A. Daniel Hall, British agricultural educationist and researcher, obtained a first class pass in the natural sciences at Balliol College, Oxford, in 1884, with chemistry as his major subject, and was awarded the degree Master of Arts (MA). He was a teacher until 1891, and for the next three years an extension lecturer in Surrey for the University of Oxford. From 1894 to 1902 he was the first principal of the South Eastern Agricultural College at Wye, Kent, and from 1902 to 1912 director of Rothamsted Agricultural Experiments Station at Harpenden, north of London. His major publications included The soil; an introduction to the scientific study of the growth of crops (London, 1903, 286p); The book of the Rothamsted experiments (London, 1905, 294p); Fertilisers and manures (London, 1909, 384p, with later editions to 1955); The feeding of crops and stock; an introduction to the science of nutrition of plants and animals (London, 1911, 298p, with later editions to 1944); and Agricultre after the war (London, 1916, 137p).
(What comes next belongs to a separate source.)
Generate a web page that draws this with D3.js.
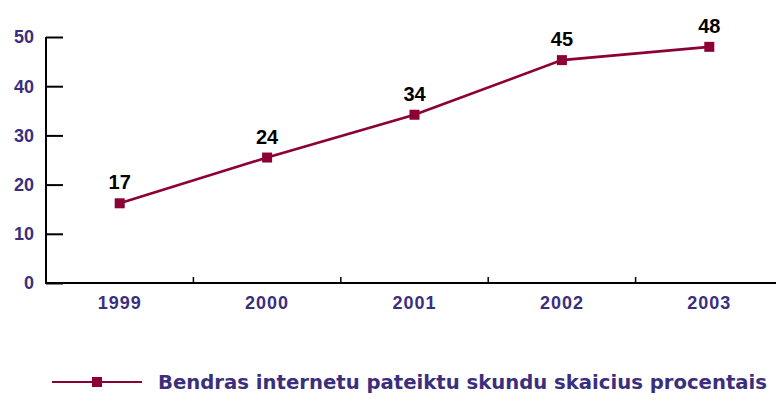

Hall became a member of the British Association for the Advancement of Science in 1899 and in 1905 attended the joint meeting of this association with its South African counterpart in South Africa. In Cape Town he delivered a comprehensive review paper on "Recent developments in agricultural science", the full text of which was included in both the British Association's Report of the meeting and in the Adresses and papers... (Vol. 1, pp. 93-114) subsequently published in South Africa. A second (unpublished) paper by him dealt with "Rural education appropriate to colonial life and agriculture in South Africa".
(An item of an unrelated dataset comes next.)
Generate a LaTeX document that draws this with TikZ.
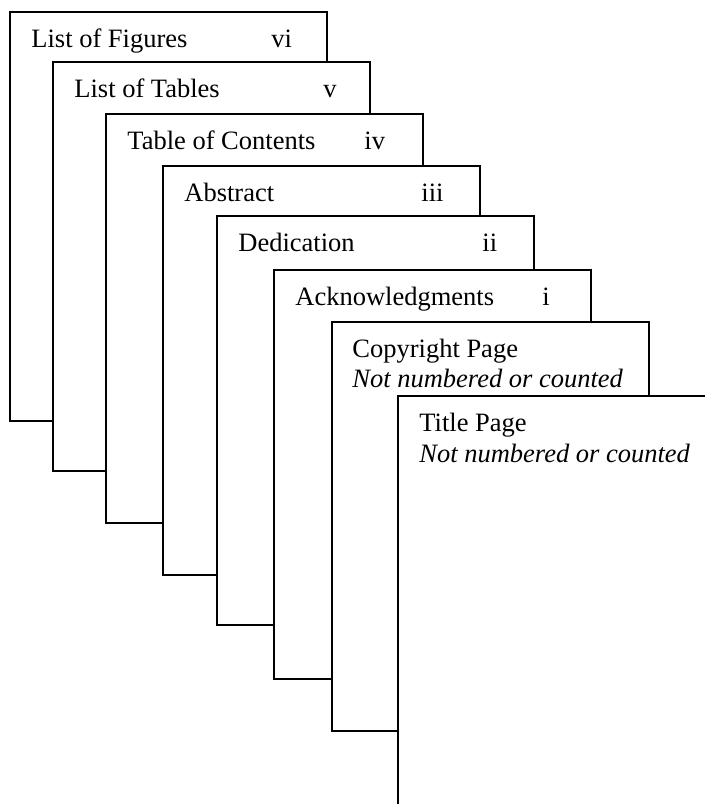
\documentclass[tikz,border=0pt]{standalone}
\usepackage{fontspec}
\setmainfont{Liberation Serif}
\usetikzlibrary{calc}
\tikzset{page/.style = {draw, line width=1pt, fill=white, minimum width=158.5pt, minimum height=204.5pt, anchor=north west, inner sep=0pt, outer sep=0pt}}
\tikzset{heading/.style = {anchor=base west, inner sep=0pt, font=\fontsize{13.25}{15.5}\selectfont}}

\begin{document}
\begin{tikzpicture}[x=0.5pt, y=-0.5pt]
\clip (0,0) rectangle (705,804);
\foreach \n/\x/\y/\t/\dx/\num in {lof/10/12/List of Figures/261/vi, lot/53/62/List of Tables/270/v, toc/106/114/Table of Contents/258/iv, abs/163/166/Abstract/258/iii, ded/217/216/Dedication/265/ii, ack/274/270/Acknowledgments/268/i}{
  \node [page] (\n) at (\x,\y) {};
  \node [heading] (\n-t) at ($(\n.north west)+(21,35)$) {\t};
  \node [heading] (\n-n) at ($(\n.north west)+(\dx,35)$) {\num};
}
\node [page] (copy) at (332,322) {};
\node [heading] (copy-t) at ($(copy.north west)+(20,35)$) {Copyright Page};
\node [heading] (copy-s) at ($(copy-t.base west)+(0,30)$) {\itshape Not numbered or counted};
\node [page] (title) at (398,396) {};
\node [heading] (title-t) at ($(title.north west)+(21,35)$) {Title Page};
\node [heading] (title-s) at ($(title-t.base west)+(0,31)$) {\itshape Not numbered or counted};
\end{tikzpicture}
\end{document}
Hall was elected a Fellow of the Royal Society of London in 1909 and was honoured as a Knight Commander of the Order of the Bath (KCB) in 1918. He served as a member (1910-1917) and secretary (1917-1927) of the Development Commission, which did much to stimulate agricultural research in Britain; secretary of the Board of Agriculture (1917-1920); chief scientific adviser to the Ministry of Agriculture (1920-1927); and director of the John Innes Horticultural Institution (1927-1939). He was a very versatile person and among others an authority on early Chinese pottery. Honorary doctoral degrees were conferred upon him by the Universities of Cambridge, Oxford, and Aberdeen.